24 As for the frequency of visitation, the juvenile court has “great discretion in deciding issues relating to parent-child visitation,” the exercise of which “we will not disturb on appeal unless the juvenile court has exceeded the bounds of reason.” (In re S.H. (2011) 197 Cal.App.4th 1542, 1557–1558.) Moreover, when reunification services end, “the parents’ interest in the care, custody and companionship of the child [is] no longer paramount,” and “ ‘the focus shifts to the needs of the child for permanency and stability.’ ” (In re Stephanie M. (1994) 7 Cal.4th 295, 317; accord, In re A.B. (2022) 79 Cal.App.5th 906, 923.) In this case, the Bureau initially recommended that visitation be reduced for each parent from twice a week for one hour to once a month for one hour.

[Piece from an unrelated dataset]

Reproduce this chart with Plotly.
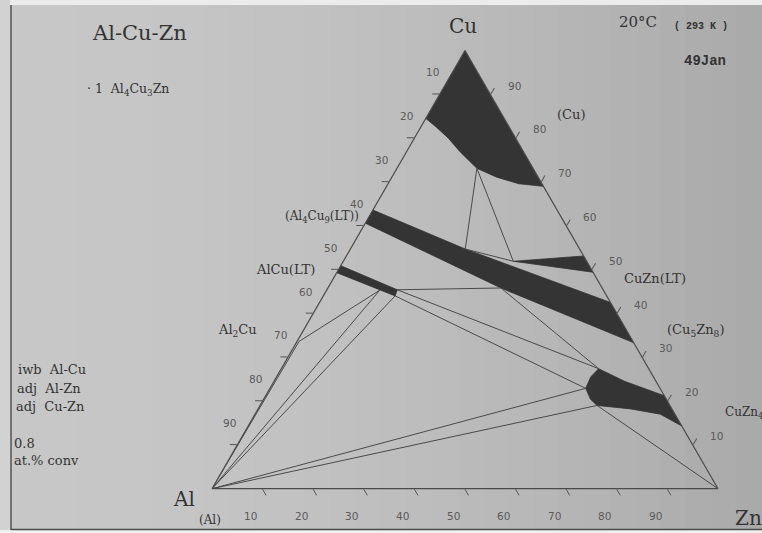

Bureau counsel argued that it was not in P.P.’s best interests to continue to visit at the higher frequency since she was headed toward out-of- home permanency. Bureau counsel also noted that mother’s aggressive behaviors during visits supported a reduction in visitation. Minor’s counsel thought the proposed reduction was too drastic and suggested visitation be set at twice monthly for two hours. Mother’s attorney asked for visitation to remain the same or, at most, be reduced to once per week. And father’s counsel focused on seeking the extension of all of father’s services to the 18- month mark. The court ultimately set visitation for each parent at twice a month for two hours. This was a reasonable order given the competing interests at stake and the primacy of the minor’s interests, which the court expressly recognized. It certainly did not exceed the bounds of reason. III. DISPOSITION The petitions are denied on the merits. (See § 366.26, subd. (l)(1)(C), (4)(B).) Because the permanency planning hearing in this matter is set for
25 February 13, 2025, this opinion is final as to this court immediately. (Cal. Rules of Court, rule 8.490(b)(2)(A).) Petitioners’ requests for a stay of the permanency planning hearing are denied as moot.
26 SMILEY, J.*
WE CONCUR:
HUMES, P. J.
LANGHORNE WILSON, J.
A171654 J.C. v. Superior Court
* Judge of the Alameda County Superior Court, assigned by the Chief
Justice pursuant to article VI, section 6 of the California Constitution.